**Task prompt:**
Write out the data again exactly, skipping every picture.

-- Begin Data shown --

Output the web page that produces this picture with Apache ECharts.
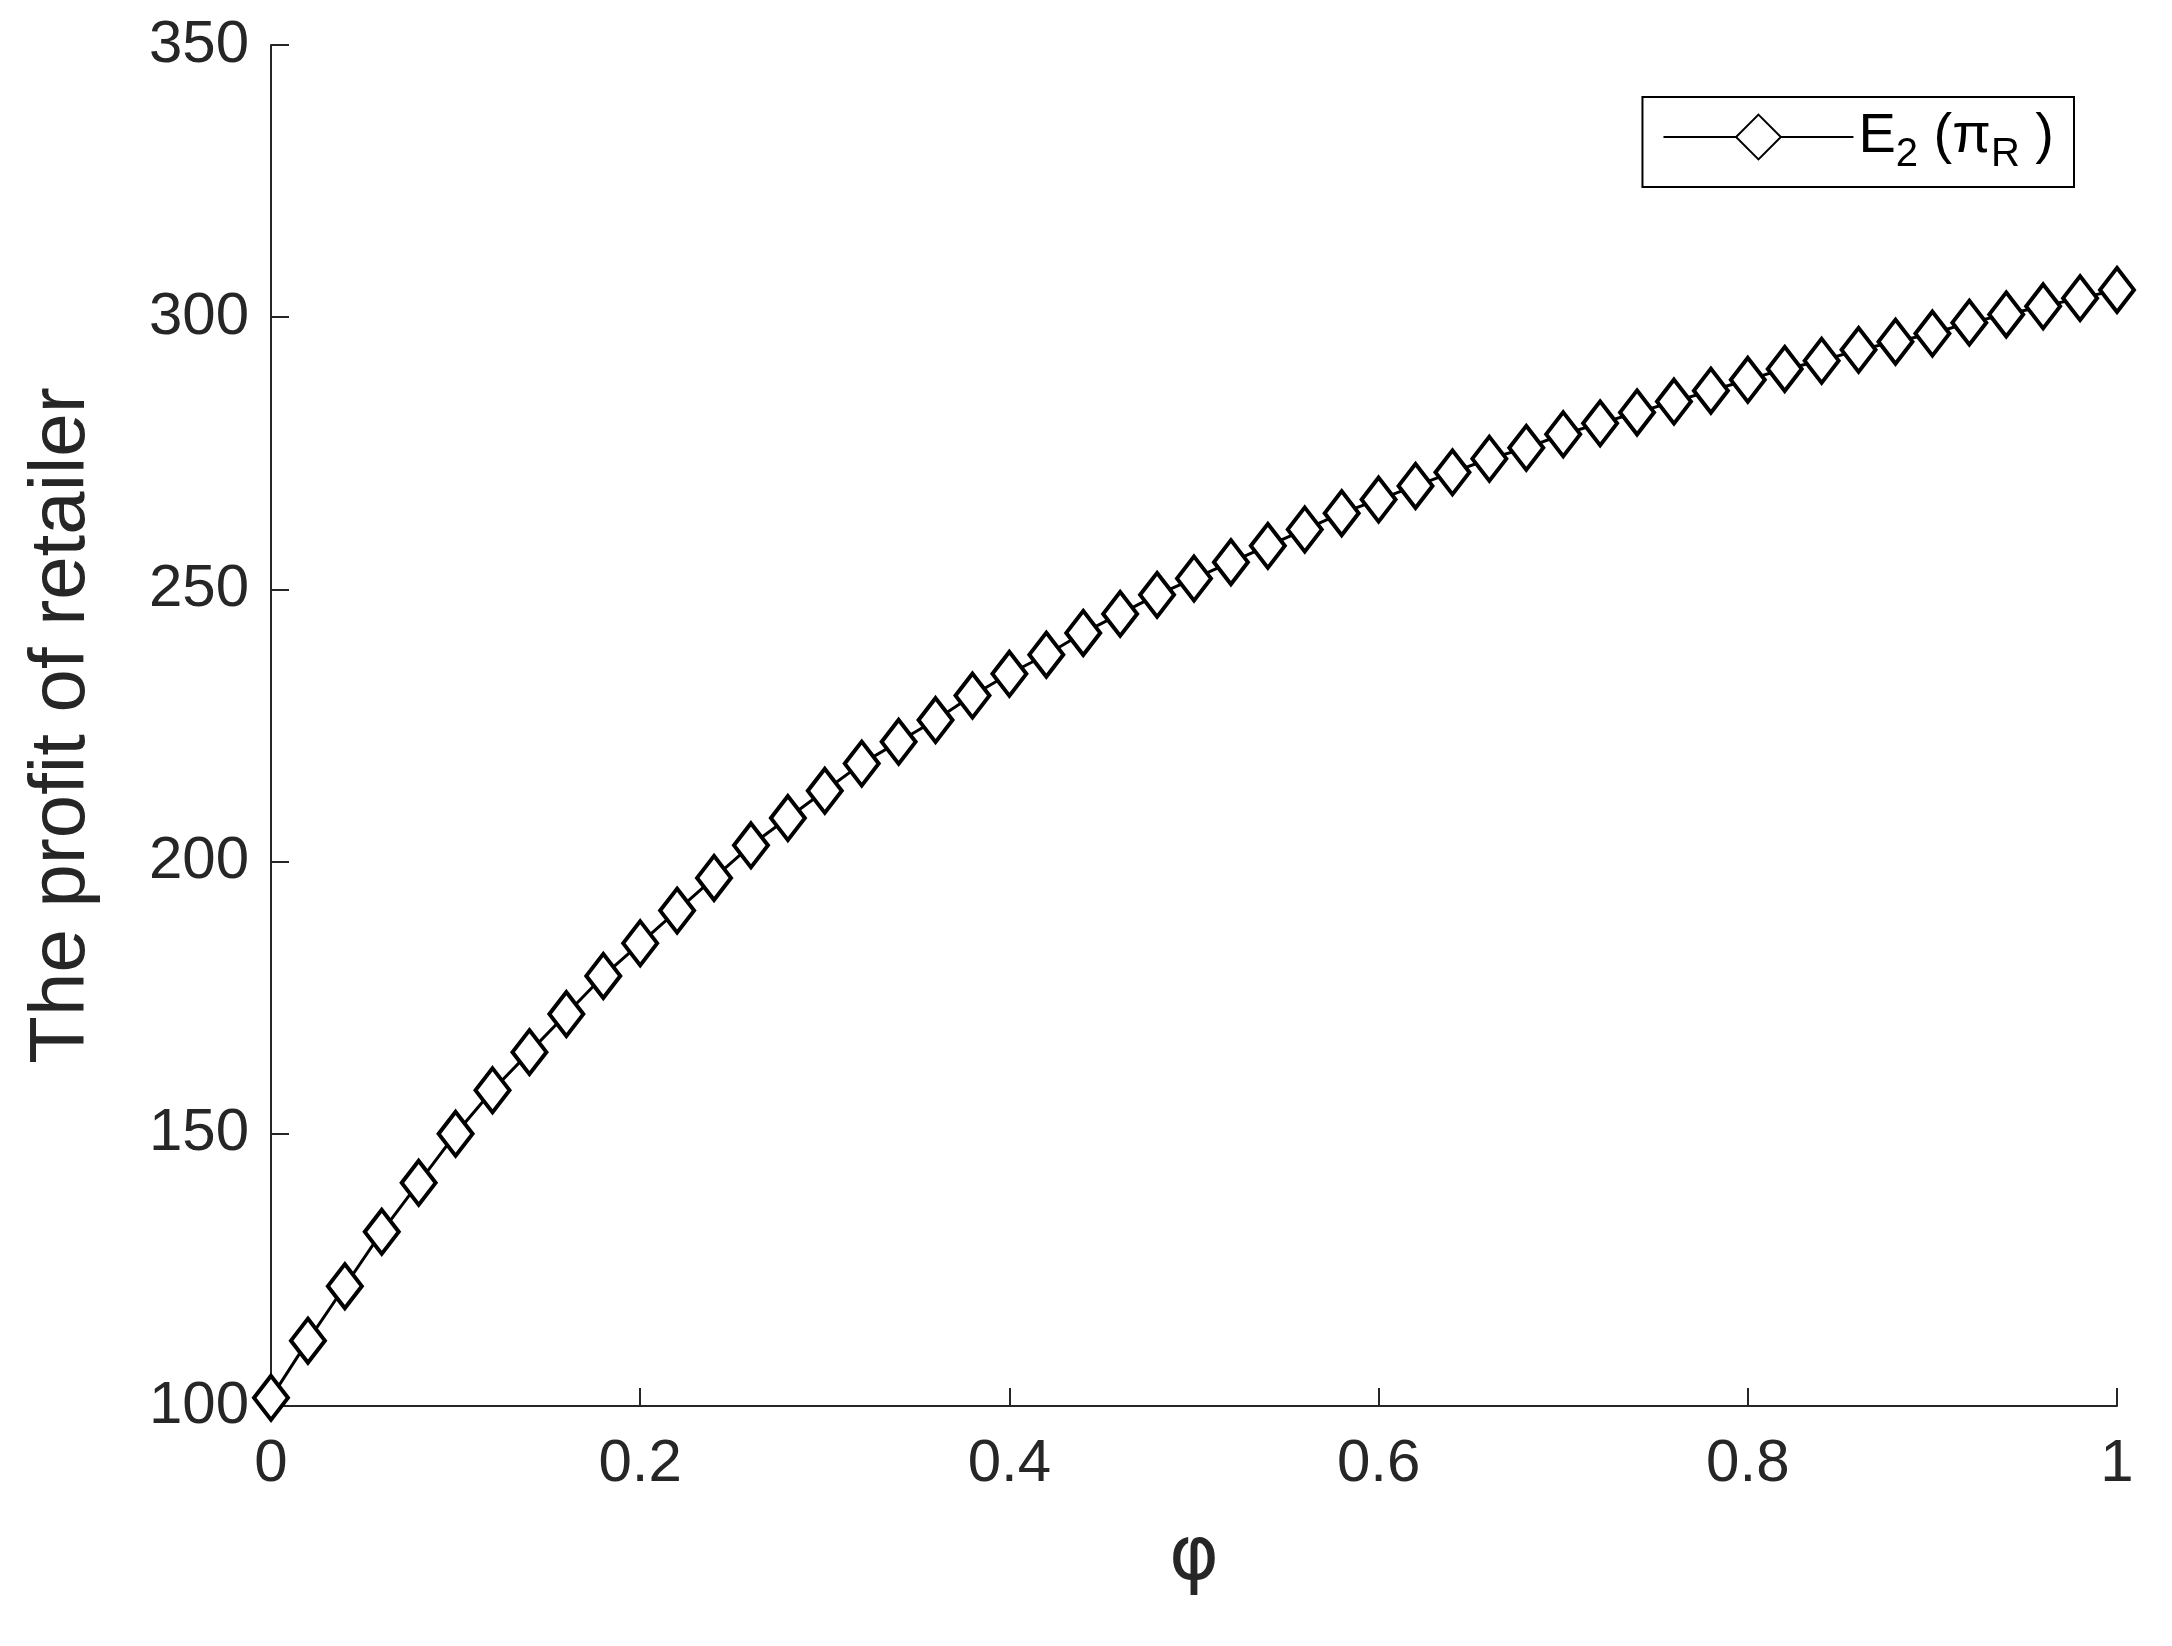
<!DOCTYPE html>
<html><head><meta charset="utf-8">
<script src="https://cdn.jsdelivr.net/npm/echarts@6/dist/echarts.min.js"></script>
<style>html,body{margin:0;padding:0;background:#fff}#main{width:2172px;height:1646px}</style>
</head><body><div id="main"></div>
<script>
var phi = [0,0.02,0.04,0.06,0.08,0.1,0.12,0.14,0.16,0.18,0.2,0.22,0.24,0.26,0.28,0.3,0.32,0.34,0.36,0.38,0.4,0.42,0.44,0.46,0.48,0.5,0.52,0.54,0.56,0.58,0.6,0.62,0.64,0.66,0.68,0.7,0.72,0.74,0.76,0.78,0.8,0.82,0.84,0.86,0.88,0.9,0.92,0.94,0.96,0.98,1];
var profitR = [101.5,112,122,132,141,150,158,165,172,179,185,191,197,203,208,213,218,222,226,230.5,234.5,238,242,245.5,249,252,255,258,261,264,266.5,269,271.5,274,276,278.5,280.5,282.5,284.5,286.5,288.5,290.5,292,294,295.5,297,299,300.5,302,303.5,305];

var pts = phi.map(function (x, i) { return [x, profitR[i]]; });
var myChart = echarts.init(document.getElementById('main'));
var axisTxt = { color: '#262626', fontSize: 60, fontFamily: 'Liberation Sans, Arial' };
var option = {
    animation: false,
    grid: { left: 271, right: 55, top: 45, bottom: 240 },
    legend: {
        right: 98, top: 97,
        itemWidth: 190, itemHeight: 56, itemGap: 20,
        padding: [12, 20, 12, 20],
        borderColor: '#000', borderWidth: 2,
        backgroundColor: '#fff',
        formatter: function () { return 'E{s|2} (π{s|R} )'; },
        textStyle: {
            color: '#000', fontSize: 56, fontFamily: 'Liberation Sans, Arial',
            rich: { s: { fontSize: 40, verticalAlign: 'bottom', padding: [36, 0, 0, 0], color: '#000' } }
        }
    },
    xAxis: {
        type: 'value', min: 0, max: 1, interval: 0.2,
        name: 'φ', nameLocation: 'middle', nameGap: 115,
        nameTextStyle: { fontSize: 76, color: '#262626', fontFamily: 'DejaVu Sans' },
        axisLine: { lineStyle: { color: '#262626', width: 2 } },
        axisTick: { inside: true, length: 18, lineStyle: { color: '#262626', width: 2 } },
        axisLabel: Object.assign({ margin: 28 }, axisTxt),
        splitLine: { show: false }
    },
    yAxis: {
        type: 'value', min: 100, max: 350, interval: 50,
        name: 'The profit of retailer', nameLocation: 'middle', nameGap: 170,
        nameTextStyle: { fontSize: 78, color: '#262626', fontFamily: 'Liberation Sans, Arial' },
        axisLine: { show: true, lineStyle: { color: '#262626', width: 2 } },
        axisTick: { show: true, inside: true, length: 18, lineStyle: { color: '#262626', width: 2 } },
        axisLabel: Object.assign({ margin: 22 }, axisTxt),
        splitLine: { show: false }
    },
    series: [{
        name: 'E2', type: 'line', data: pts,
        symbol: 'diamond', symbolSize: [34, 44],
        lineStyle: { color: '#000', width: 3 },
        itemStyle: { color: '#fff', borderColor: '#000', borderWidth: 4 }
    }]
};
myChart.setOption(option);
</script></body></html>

-- End Data shown --

**Task result:**
Output the web page that produces this picture with Apache ECharts.
<!DOCTYPE html>
<html><head><meta charset="utf-8">
<script src="https://cdn.jsdelivr.net/npm/echarts@6/dist/echarts.min.js"></script>
<style>html,body{margin:0;padding:0;background:#fff}#main{width:2172px;height:1646px}</style>
</head><body><div id="main"></div>
<script>
var phi = [0,0.02,0.04,0.06,0.08,0.1,0.12,0.14,0.16,0.18,0.2,0.22,0.24,0.26,0.28,0.3,0.32,0.34,0.36,0.38,0.4,0.42,0.44,0.46,0.48,0.5,0.52,0.54,0.56,0.58,0.6,0.62,0.64,0.66,0.68,0.7,0.72,0.74,0.76,0.78,0.8,0.82,0.84,0.86,0.88,0.9,0.92,0.94,0.96,0.98,1];
var profitR = [101.5,112,122,132,141,150,158,165,172,179,185,191,197,203,208,213,218,222,226,230.5,234.5,238,242,245.5,249,252,255,258,261,264,266.5,269,271.5,274,276,278.5,280.5,282.5,284.5,286.5,288.5,290.5,292,294,295.5,297,299,300.5,302,303.5,305];

var pts = phi.map(function (x, i) { return [x, profitR[i]]; });
var myChart = echarts.init(document.getElementById('main'));
var axisTxt = { color: '#262626', fontSize: 60, fontFamily: 'Liberation Sans, Arial' };
var option = {
    animation: false,
    grid: { left: 271, right: 55, top: 45, bottom: 240 },
    legend: {
        right: 98, top: 97,
        itemWidth: 190, itemHeight: 56, itemGap: 20,
        padding: [12, 20, 12, 20],
        borderColor: '#000', borderWidth: 2,
        backgroundColor: '#fff',
        formatter: function () { return 'E{s|2} (π{s|R} )'; },
        textStyle: {
            color: '#000', fontSize: 56, fontFamily: 'Liberation Sans, Arial',
            rich: { s: { fontSize: 40, verticalAlign: 'bottom', padding: [36, 0, 0, 0], color: '#000' } }
        }
    },
    xAxis: {
        type: 'value', min: 0, max: 1, interval: 0.2,
        name: 'φ', nameLocation: 'middle', nameGap: 115,
        nameTextStyle: { fontSize: 76, color: '#262626', fontFamily: 'DejaVu Sans' },
        axisLine: { lineStyle: { color: '#262626', width: 2 } },
        axisTick: { inside: true, length: 18, lineStyle: { color: '#262626', width: 2 } },
        axisLabel: Object.assign({ margin: 28 }, axisTxt),
        splitLine: { show: false }
    },
    yAxis: {
        type: 'value', min: 100, max: 350, interval: 50,
        name: 'The profit of retailer', nameLocation: 'middle', nameGap: 170,
        nameTextStyle: { fontSize: 78, color: '#262626', fontFamily: 'Liberation Sans, Arial' },
        axisLine: { show: true, lineStyle: { color: '#262626', width: 2 } },
        axisTick: { show: true, inside: true, length: 18, lineStyle: { color: '#262626', width: 2 } },
        axisLabel: Object.assign({ margin: 22 }, axisTxt),
        splitLine: { show: false }
    },
    series: [{
        name: 'E2', type: 'line', data: pts,
        symbol: 'diamond', symbolSize: [34, 44],
        lineStyle: { color: '#000', width: 3 },
        itemStyle: { color: '#fff', borderColor: '#000', borderWidth: 4 }
    }]
};
myChart.setOption(option);
</script></body></html>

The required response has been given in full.